In cases of severe or treatment‑resistant acne, therapy with isotretinoin, a retinoid, may be considered. This is a powerful oral medication that acts on all of the mechanisms involved in acne, notably by greatly reducing sebum production. It is prescribed over several months in order to reach a cumulative dose that helps limit relapses. However, its use requires strict medical supervision, including regular laboratory tests and strict safety precautions, particularly because of its teratogenic effect. Effective contraception is therefore essential for women of childbearing potential.

That said, isotretinoin is currently the only compound that offers the potential for long-lasting remission of acne.

70–80%

of patients who achieved long-term remission after a single course of isotretinoin treatment.

Are there other methods to treat acne?

Laser treatment can also be useful in cases of acne, but always within a medical setting. This technique should not be used as a first-line treatment or for self-medication; rather, it must be discussed with a dermatologist to ensure that it is appropriate for the patient’s individual situation. Several types of lasers have demonstrated effectiveness in treating acne lesions.

  • The Nd:YAG lasers (1,064 nm), pulsed dye lasers, and KTP lasers act by targeting the vascularization and inflammation associated with the lesions.

  • Other more recent devices (1,726 nm lasers) target the sebaceous glands more specifically in order to sustainably reduce sebum production. Promising results have been observed, including in moderate to severe acne, with improvement that can persist for several years after the treatment sessions.

  • Photodynamic therapy (PDT) is another option. It is based on the application of a photosensitizing agent, followed by exposure to a light source. This makes it possible to target both the sebaceous glands and Cutibacterium acnes.

Despite promising results obtained in various clinical studies, it is important to remain cautious.

Scientific data remain heterogeneous, with variable protocols, sometimes limited sample sizes, and a lack of long-term follow-up. These techniques also require strict supervision, both to optimize their effectiveness and to limit their risks, particularly those related to pigmentation.

Sources

Acne FAQ.

Why does acne mainly appear in certain areas of the face?

Areas rich in sebaceous glands, such as the T-zone or the lower face, produce more sebum. This promotes the clogging of pores and the development of acne lesions.

Why do some acne lesions become inflammatory?

Inflammation occurs when Cutibacterium acnes proliferates within an obstructed follicle, triggering a local immune response and the release of pro‑inflammatory mediators.

What is dysseborrhea in acne?

This involves a change in the composition of sebum, in particular a decrease in linoleic acid and an increase in certain pro-inflammatory lipids.

Why can acne leave marks after the pimples have disappeared?

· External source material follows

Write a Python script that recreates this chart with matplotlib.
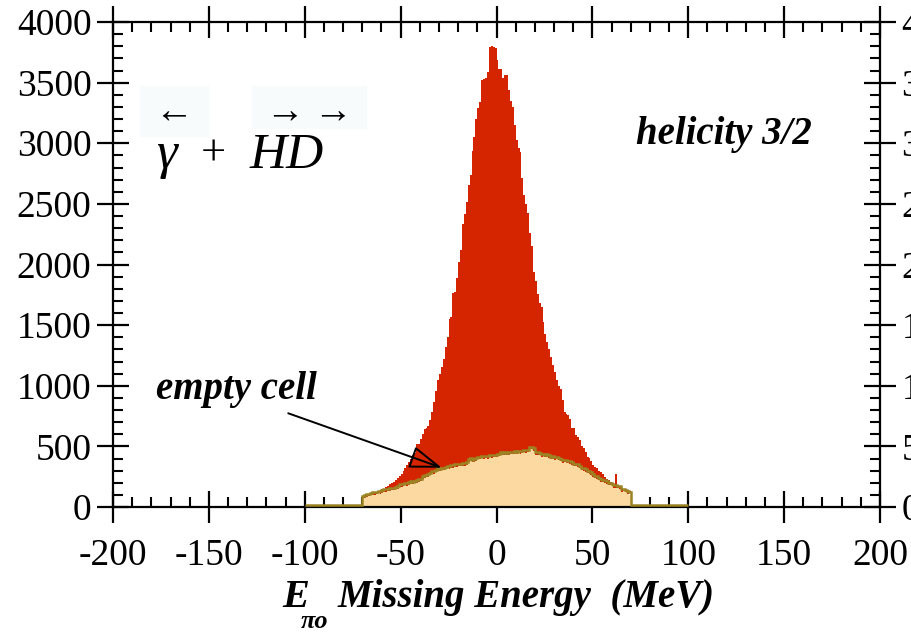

Inflammation stimulates melanin production, which can lead to post-inflammatory hyperpigmentation, especially in darker skin tones. In lighter skin tones, there is instead a greater risk of post-inflammatory erythema.

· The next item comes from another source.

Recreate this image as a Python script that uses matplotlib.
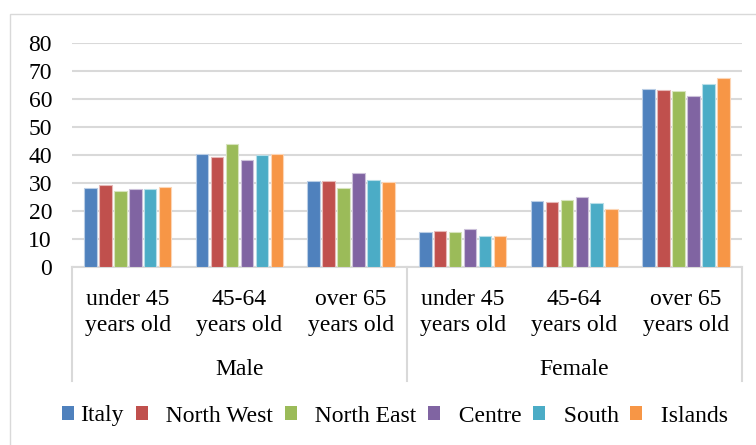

Why can acne recur after treatment?

Acne is a chronic disease. If the underlying factors persist, lesions may reappear after treatment is discontinued.

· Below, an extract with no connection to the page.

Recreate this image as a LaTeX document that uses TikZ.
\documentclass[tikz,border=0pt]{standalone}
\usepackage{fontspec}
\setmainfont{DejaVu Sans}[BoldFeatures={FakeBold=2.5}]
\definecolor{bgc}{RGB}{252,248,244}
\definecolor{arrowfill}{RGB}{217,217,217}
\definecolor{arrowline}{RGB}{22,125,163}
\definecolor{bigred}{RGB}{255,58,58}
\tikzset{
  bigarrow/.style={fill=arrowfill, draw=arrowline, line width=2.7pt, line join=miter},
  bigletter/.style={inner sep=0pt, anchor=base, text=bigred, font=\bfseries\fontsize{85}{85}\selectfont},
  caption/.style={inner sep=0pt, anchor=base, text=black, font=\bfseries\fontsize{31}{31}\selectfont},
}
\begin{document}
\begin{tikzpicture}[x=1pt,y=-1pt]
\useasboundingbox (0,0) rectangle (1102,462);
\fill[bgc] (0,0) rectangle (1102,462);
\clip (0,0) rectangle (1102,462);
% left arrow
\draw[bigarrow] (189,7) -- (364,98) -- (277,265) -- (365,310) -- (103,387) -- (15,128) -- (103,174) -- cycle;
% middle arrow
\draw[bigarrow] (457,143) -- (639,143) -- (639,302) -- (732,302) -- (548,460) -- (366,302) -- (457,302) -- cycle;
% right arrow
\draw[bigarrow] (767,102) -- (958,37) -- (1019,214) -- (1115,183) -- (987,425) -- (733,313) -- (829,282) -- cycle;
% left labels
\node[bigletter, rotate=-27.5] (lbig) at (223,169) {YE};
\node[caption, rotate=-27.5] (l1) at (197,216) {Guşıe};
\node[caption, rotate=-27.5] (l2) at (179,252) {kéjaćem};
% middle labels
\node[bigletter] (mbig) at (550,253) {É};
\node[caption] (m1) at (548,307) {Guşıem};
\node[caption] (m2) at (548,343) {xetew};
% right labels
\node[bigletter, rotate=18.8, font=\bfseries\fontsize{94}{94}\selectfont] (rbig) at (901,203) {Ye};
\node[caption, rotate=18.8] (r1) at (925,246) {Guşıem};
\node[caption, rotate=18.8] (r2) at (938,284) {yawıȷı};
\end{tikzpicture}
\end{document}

Why can the skin be dry despite acne?

Acne is often associated with an impaired skin barrier, which increases water loss. In addition, certain treatments can worsen this dryness.

Is trunk acne different from facial acne?

The mechanisms are similar, but truncal acne is often worsened by mechanical factors such as friction, sweating, or occlusion from clothing.

Why do I have acne on my chin and jawline?

Acne located on the lower part of the face is often linked to an increased sensitivity of the sebaceous glands to androgens. It may worsen during the premenstrual period due to hormonal fluctuations.

How can you recognize inflammatory acne and distinguish it from blackheads?

Inflammatory acne appears as red lesions, sometimes painful (papules, pustules), in contrast to blackheads, which are non-inflammatory comedones and are not associated with redness.

Why does my acne come back after I stop a treatment?

Since acne is a chronic disease, treatments control the symptoms without always acting on all the underlying factors. Without maintenance therapy, a relapse is possible.